The global figures come as something of a surprise, given increased health awareness, concerns about binge drinking, and the rise of non-alcoholic beers. But craft beer often has a high ABV, making high strength beer ‘acceptable, trendy and sophisticated,’ according to the market research company.
However, a backlash against high strength beer is ‘almost inevitable,’ predicts Mintel.
IPAs and Imperial Stouts
At the beginning of the millennium, high strength beer accounted for one in 15 launches a year. In 2011-2012, these beverages made up one in seven launches.
In 2013, 25% of beer launches were high strength and in 2014 this figure was 23%.
Mintel says the statistics can be explained by craft beer: at the beginning of the millennium craft beer was a relatively small market, and in 2011 and 2012 it was still confined mainly to the US. Now, craft beer has expanded across the globe.
Craft beers often have a high ABV to create a more intense bite and more complex flavour. Mintel defines high strength as an ABV over 6.5%.
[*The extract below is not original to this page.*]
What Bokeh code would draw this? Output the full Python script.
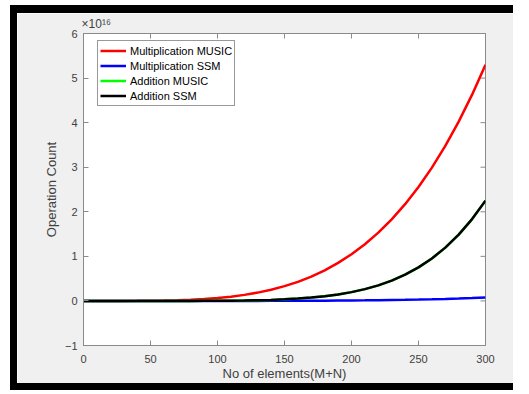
from bokeh.plotting import figure
from bokeh.models import Range1d, LinearAxis, Legend, LegendItem, FixedTicker, Spacer
from bokeh.layouts import column, row
from bokeh.embed import file_html
from bokeh.resources import INLINE

# Number of elements (M+N)
elements = [0, 10, 20, 30, 40, 50, 60, 70, 80, 90, 100, 110, 120, 130, 140, 150,
            160, 170, 180, 190, 200, 210, 220, 230, 240, 250, 260, 270, 280, 290, 300]
# Operation counts in units of 1e16
mult_music = [0, 0.00001, 0.0001, 0.0005, 0.0017, 0.0041, 0.0085, 0.0157, 0.0268, 0.0429,
              0.0654, 0.0958, 0.1357, 0.1869, 0.2514, 0.3313, 0.4288, 0.5465, 0.6869, 0.8527,
              1.0469, 1.2725, 1.5327, 1.8311, 2.1709, 2.5559, 2.9902, 3.4773, 4.0218, 4.6279, 5.30]
mult_ssm = [0, 0, 0, 0, 0, 0.00001, 0.00002, 0.00004, 0.00008, 0.00018,
            0.0003, 0.0005, 0.0008, 0.0012, 0.0017, 0.0023, 0.0032, 0.0044, 0.0058, 0.0076,
            0.0099, 0.0126, 0.0159, 0.0199, 0.0246, 0.0301, 0.0367, 0.0443, 0.0531, 0.0633, 0.075]
add_music = [0, 0, 0, 0, 0.00001, 0.00005, 0.00014, 0.00036, 0.0008, 0.0016,
             0.0031, 0.0055, 0.0092, 0.0149, 0.0232, 0.0352, 0.0518, 0.0745, 0.1050, 0.1452,
             0.1975, 0.2647, 0.3499, 0.4569, 0.5898, 0.7535, 0.9535, 1.1957, 1.4873, 1.8359, 2.25]
add_ssm = [0, 0, 0, 0, 0.00001, 0.00005, 0.00014, 0.00036, 0.0008, 0.0016,
           0.0031, 0.0055, 0.0092, 0.0149, 0.0232, 0.0352, 0.0518, 0.0745, 0.1050, 0.1452,
           0.1975, 0.2647, 0.3499, 0.4569, 0.5898, 0.7535, 0.9535, 1.1957, 1.4873, 1.8359, 2.25]
x_ticks = [0, 50, 100, 150, 200, 250, 300]
y_ticks = [-1, 0, 1, 2, 3, 4, 5, 6]
exponent_label = "×10¹⁶"

FONT = "Liberation Sans"
AX = "#8a8a8a"
TXT = "#404040"

FIG_W = 496
X0, X1 = 0, 300
FRAME_W = 402
p = figure(width=FIG_W, height=370, output_backend="svg", toolbar_location=None,
           x_range=Range1d(X0, X1), y_range=Range1d(-1, 6),
           min_border_left=66, min_border_right=28, min_border_top=19, min_border_bottom=37,
           background_fill_color="white", border_fill_color="#f0f0f0")
p.grid.visible = False
p.outline_line_color = AX

for ax in (p.xaxis[0], p.yaxis[0]):
    ax.axis_line_color = AX
    ax.major_tick_line_color = AX
    ax.major_tick_in = 5
    ax.major_tick_out = 0
    ax.minor_tick_line_color = None
    ax.major_label_text_font = FONT
    ax.major_label_text_font_size = "11px"
    ax.major_label_text_color = TXT
    ax.axis_label_text_font = FONT
    ax.axis_label_text_font_size = "13px"
    ax.axis_label_text_font_style = "normal"
    ax.axis_label_text_color = TXT

p.xaxis[0].ticker = FixedTicker(ticks=x_ticks)
p.yaxis[0].ticker = FixedTicker(ticks=y_ticks)
p.xaxis[0].axis_label = "No of elements(M+N)"
p.yaxis[0].axis_label = "Operation Count"
p.xaxis[0].major_label_standoff = 9
p.xaxis[0].axis_label_standoff = 0
p.yaxis[0].major_label_standoff = 6
p.yaxis[0].axis_label_standoff = 3

top = LinearAxis(ticker=FixedTicker(ticks=[9.5], minor_ticks=x_ticks),
                 major_label_overrides={9.5: exponent_label})
top.axis_line_color = AX
top.major_tick_line_color = None
top.major_tick_in = 0
top.major_tick_out = 0
top.minor_tick_line_color = AX
top.minor_tick_in = 5
top.minor_tick_out = 0
top.major_label_text_font = FONT
top.major_label_text_font_size = "12px"
top.major_label_text_color = TXT
top.major_label_standoff = 3
p.add_layout(top, "above")

# inward tick marks on the right edge of the box (5 px long)
tick_len = 5 * (X1 - X0) / FRAME_W
p.segment(x0=[X1 - tick_len] * len(y_ticks), y0=y_ticks, x1=[X1] * len(y_ticks), y1=y_ticks,
          line_color=AX, line_width=1)

r1 = p.line(elements, mult_music, line_color="#ff0000", line_width=2.5)
r2 = p.line(elements, mult_ssm, line_color="#0000ff", line_width=2.5)
r3 = p.line(elements, add_music, line_color="#00ff00", line_width=2.5)
r4 = p.line(elements, add_ssm, line_color="#000000", line_width=2.5)

legend = Legend(items=[
    LegendItem(label="Multiplication MUSIC", renderers=[r1]),
    LegendItem(label="Multiplication SSM", renderers=[r2]),
    LegendItem(label="Addition MUSIC", renderers=[r3]),
    LegendItem(label="Addition SSM", renderers=[r4]),
], location=(14, 239))
legend.margin = 0
legend.padding = 2
legend.spacing = 0
legend.label_height = 15
legend.glyph_height = 15
legend.glyph_width = 26
legend.label_standoff = 4
legend.label_text_font = FONT
legend.label_text_font_size = "11px"
legend.label_text_color = "#000000"
legend.border_line_color = "#333333"
legend.border_line_width = 1
legend.background_fill_color = "white"
legend.background_fill_alpha = 1
p.add_layout(legend)

BLACK = {"background-color": "black"}
left_gap = Spacer(width=10, height=385)
left_bar = Spacer(width=7, height=385, styles=BLACK)
top_bar = Spacer(width=FIG_W, height=8, styles=BLACK)
bottom_bar = Spacer(width=FIG_W, height=7, styles=BLACK)
top_gap = Spacer(width=10, height=5)
layout = column(top_gap, row(left_gap, left_bar, column(top_bar, p, bottom_bar)))

open("out.html", "w").write(file_html(layout, INLINE))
“Higher ABV beer tends to taste more intense, richer and complex – all premium taste cues that drinkers are increasingly seeking,” said Jonny Forsyth, global drinks analyst, Mintel.
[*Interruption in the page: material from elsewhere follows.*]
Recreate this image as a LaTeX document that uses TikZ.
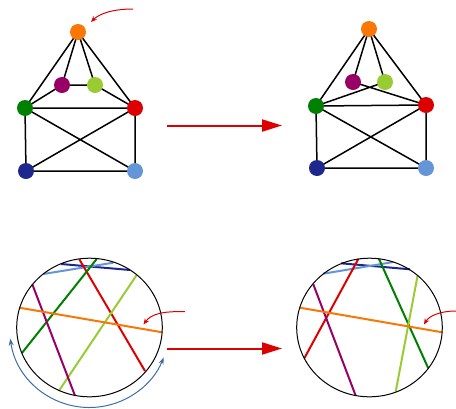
\documentclass[tikz,border=0pt]{standalone}
\usetikzlibrary{arrows.meta}
\definecolor{corange}{RGB}{250,118,5}
\definecolor{cpurple}{RGB}{153,0,102}
\definecolor{clgreen}{RGB}{153,204,51}
\definecolor{cgreen}{RGB}{0,128,0}
\definecolor{cred}{RGB}{221,0,0}
\definecolor{cdblue}{RGB}{30,40,140}
\definecolor{clblue}{RGB}{100,150,215}
\definecolor{csteel}{RGB}{60,110,165}
\begin{document}
\begin{tikzpicture}[x=1pt,y=-1pt,
  vtx/.style={circle,fill=#1,minimum size=16pt,inner sep=0pt},
  edge/.style={black,line width=1.5pt},
  chord/.style={#1,line width=2pt},
  bigarrow/.style={cred,line width=2pt,-{Triangle[length=20pt,width=12pt]}},
  curvearrow/.style={cred,line width=1pt,-{Stealth[length=6pt,width=5pt]}}]
\useasboundingbox (0,0) rectangle (456,408);
% ---------- top left graph ----------
\coordinate (o1) at (78,32);
\coordinate (p1) at (62,85);
\coordinate (l1) at (95,85);
\coordinate (g1) at (25,108);
\coordinate (r1) at (135,108);
\coordinate (d1) at (26,171);
\coordinate (b1) at (135,171);
\draw[edge] (o1) -- (g1) (o1) -- (p1) (o1) -- (l1) (o1) -- (r1)
  (p1) -- (l1) (p1) -- (g1) (l1) -- (r1) (g1) -- (r1)
  (g1) -- (d1) (g1) -- (b1) (r1) -- (d1) (r1) -- (b1) (d1) -- (b1);
\node[vtx=corange] (no1) at (o1) {};
\node[vtx=cpurple] (np1) at (p1) {};
\node[vtx=clgreen] (nl1) at (l1) {};
\node[vtx=cgreen] (ng1) at (g1) {};
\node[vtx=cred] (nr1) at (r1) {};
\node[vtx=cdblue] (nd1) at (d1) {};
\node[vtx=clblue] (nb1) at (b1) {};
\coordinate (ta1) at (133,9);
\coordinate (tb1) at (91,22);
\draw[curvearrow] (ta1) .. controls (112,9) and (99,14) .. (tb1);
% ---------- top right graph ----------
\coordinate (o2) at (369,29);
\coordinate (p2) at (353,82);
\coordinate (l2) at (385,82);
\coordinate (g2) at (316,106);
\coordinate (r2) at (426,105);
\coordinate (d2) at (317,168);
\coordinate (b2) at (426,168);
\draw[edge] (o2) -- (g2) (o2) -- (p2) (o2) -- (l2) (o2) -- (r2)
  (p2) -- (r2) (l2) -- (g2) (g2) -- (r2)
  (g2) -- (d2) (g2) -- (b2) (r2) -- (d2) (r2) -- (b2) (d2) -- (b2);
\node[vtx=corange] (no2) at (o2) {};
\node[vtx=cpurple] (np2) at (p2) {};
\node[vtx=clgreen] (nl2) at (l2) {};
\node[vtx=cgreen] (ng2) at (g2) {};
\node[vtx=cred] (nr2) at (r2) {};
\node[vtx=cdblue] (nd2) at (d2) {};
\node[vtx=clblue] (nb2) at (b2) {};
% ---------- main arrows ----------
\coordinate (ma1) at (167,125.5);
\coordinate (mb1) at (282,125.5);
\draw[bigarrow] (ma1) -- (mb1);
\coordinate (ma2) at (167,348.5);
\coordinate (mb2) at (282,348.5);
\draw[bigarrow] (ma2) -- (mb2);
% ---------- bottom left circle ----------
\coordinate (c1) at (89.5,327.5);
\draw[chord=cdblue] (61,264) -- (130,270);
\draw[chord=clblue] (43.3,274) -- (113.3,262.7);
\draw[chord=cred] (79.3,259.3) -- (145,371);
\draw[chord=cgreen] (96.7,259) -- (21.7,353.3);
\draw[chord=clgreen] (136.7,275) -- (59,390.7);
\draw[chord=cpurple] (32.3,284.3) -- (75,395.7);
\draw[chord=corange] (19.3,307.7) -- (162.3,332.3);
\draw[black,line width=1pt] (c1) ellipse [x radius=72.8, y radius=69.3];
\coordinate (ba1) at (185,311.7);
\coordinate (bb1) at (143.5,324.5);
\draw[curvearrow] (ba1) .. controls (163,311) and (151,314) .. (bb1);
\draw[csteel,line width=1pt,{Stealth[length=7pt,width=5pt]}-{Stealth[length=7pt,width=5pt]}]
  ([shift={(172:80)}]c1) arc[start angle=172,end angle=22,radius=80];
% ---------- bottom right circle ----------
\coordinate (c2) at (369.5,327.5);
\draw[chord=cdblue] (341,263.3) -- (410,269.3);
\draw[chord=clblue] (323.3,273.7) -- (393.3,262);
\draw[chord=cred] (358.3,259) -- (304.3,358.3);
\draw[chord=cgreen] (379,259) -- (428.3,368.3);
\draw[chord=clgreen] (417.7,275) -- (395.7,391.7);
\draw[chord=cpurple] (313.3,284.3) -- (355.7,395.7);
\draw[chord=corange] (300,307.7) -- (442.3,332.3);
\draw[black,line width=1pt] (c2) ellipse [x radius=72.8, y radius=69.3];
\coordinate (ba2) at (456,311);
\coordinate (bb2) at (424,324.5);
\draw[curvearrow] (ba2) .. controls (440,311) and (429,316) .. (bb2);
\end{tikzpicture}
\end{document}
“A rich irony in the emergency of high ABV beer is that America was – for decades – known as a place of low strength beer, typically criticised as ‘watery’ by European beer fans. Yet now the country has huge influence over craft beer innovation in Europe and elsewhere, particularly through its re-invention of IPAs.
“The IPA is comfortably the most popular craft beer style in the US and is characterised by very high ABV levels (usually 6-10%) as well as extreme hoppiness. Another style of beer growing in stature in the US is imperial stouts, often hovering at around 10% ABV.”
In January, Carlsberg UK said it was reviewing 500ml cans of 9% ABV Special Brew, having set a maximum number of alcohol units for any single serve can.
But conversely, UK microbrewer Brewdog has produced limited edition series of what they call ‘crazy high ABV beers,’ such as The End of History (55% ABV) and Sink the Bismarck! (41%).
“You could argue that stronger craft beer has merely made beer more like wine – a lower volume drink to be sipped and savoured rather than gulped. However, while craft beer drinkers are likely to drink less beer volume, the beverage remains primarily about refreshment and volume, particularly in the summer months,” added Forsyth.
The almost inevitable backlash
In Europe and America, stronger beers appeal mostly to 18-25 year old cohort.
A 500ml glass of 8% craft beer equates to four units, the daily alcohol limit for men (as per guidelines from the UK’s National Health Service).
“A potential backlash against this [high strength] trend is almost inevitable because there is far too much high ABV innovation happening,” said Forsyth. “Beer remains fundamentally a volume and refreshment beverage and high ABV beers quickly take modern health-conscious consumers over the recommended limit.
“The result is that, in many Western countries and especially the ones with an established beer culture, the preference for high strength beers is weakening fast among the 18-24 year old age group.”
European data for 2015 shows a declining preference for high ABV beers among this cohort, which have a strong awareness of health.
The greatest decline in preference for high ABV beers has been seen in Germany, balanced out by a rapid rise in non-alcoholic beer sales. France and Spain have also seen a considerable drop in high ABV beers.
The exception is Italy, where high-strength beers continue to be popular. Italy is seeing a surge of local, higher ABV craft style beer innovation, and the ABV levels of such beer still pales in comparison to Italian wines, says Mintel.